Ahead of the second presidential debate Sunday night, the secret Donald Trump audiotape of him bragging about groping and kissing women — and let's be clear, if he did what he's bragging that he did, it would be assault — has shaken the presidential race and is reshaping the presidential map.
Yes, the majority of Trump's supporters are likely to stay with him, but any chance he had at winning over those persuadable voters might very well be gone.
Dozens of Republicans have called on him to drop out of the race — something Trump said there's "zero chance" of happening, but it's hard to see how that doesn't have an effect on the race.
So, we are making some significant moves in the NPR Battleground Map. To begin with, we are moving Ohio, Iowa, Georgia and two electoral votes in congressional districts in Nebraska and Maine from Lean Republican, where they looked like they were heading last week, back to Tossup. We will be watching them and other tossups closely to see if they begin to lean toward Clinton.
What's more, after Utah Republican Sen. Mike Lee, Rep. Jason Chaffetz and the state's governor, Gary Herbert, called on Trump to resign, we are moving Utah from Likely Republican to Lean Republican — and we will be watching it to see if it goes to tossup.

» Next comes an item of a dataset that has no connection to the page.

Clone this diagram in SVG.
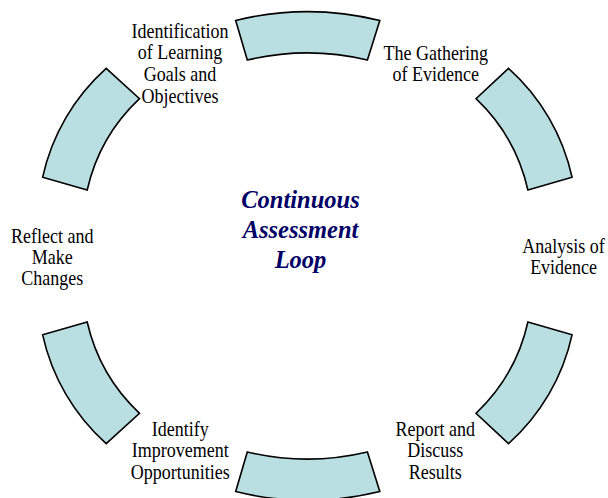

The result of this new map — at present — is taking 42 electoral votes off the board from Trump that that were leaning in his direction and puts them all up for grabs.

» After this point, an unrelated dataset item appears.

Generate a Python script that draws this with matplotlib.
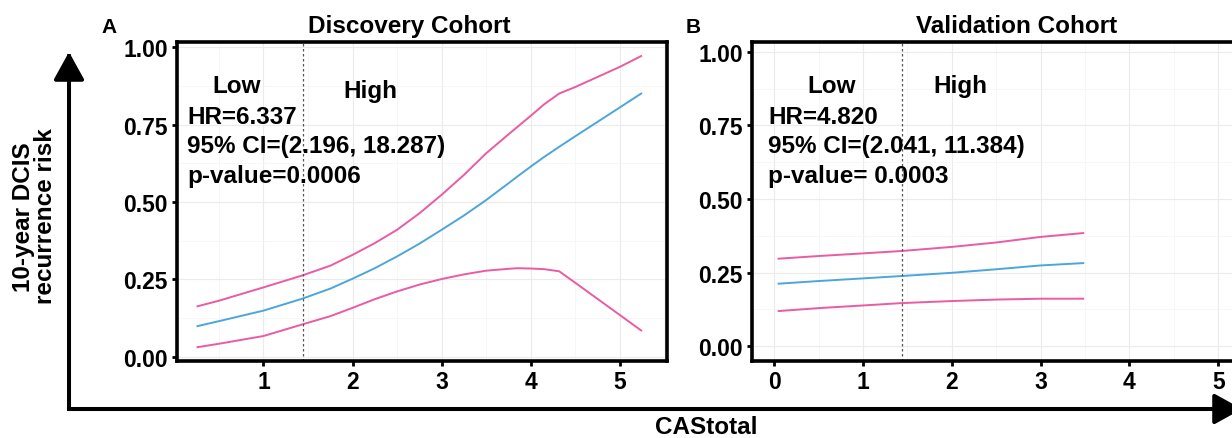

There could be more changes, too. Other places to watch, for example, include Missouri, which before 2008 was a battleground.
This is all especially possible if reports are true that the Republican National Committee is considering halting organizing operations for the Trump campaign and redirecting to Senate and House races. RNC Chief Strategist Sean Spicer, however, has been tweeting that reports of any abandonment of Trump by the national committee are "false."
We won't know for a week at least from polling how exactly all this sets in. How Trump performs Sunday night could either tamp down the flames — or, if Trump brings up Bill Clinton's past infidelities and attacks Hillary Clinton for them, cause a backdraft never seen before in presidential politics.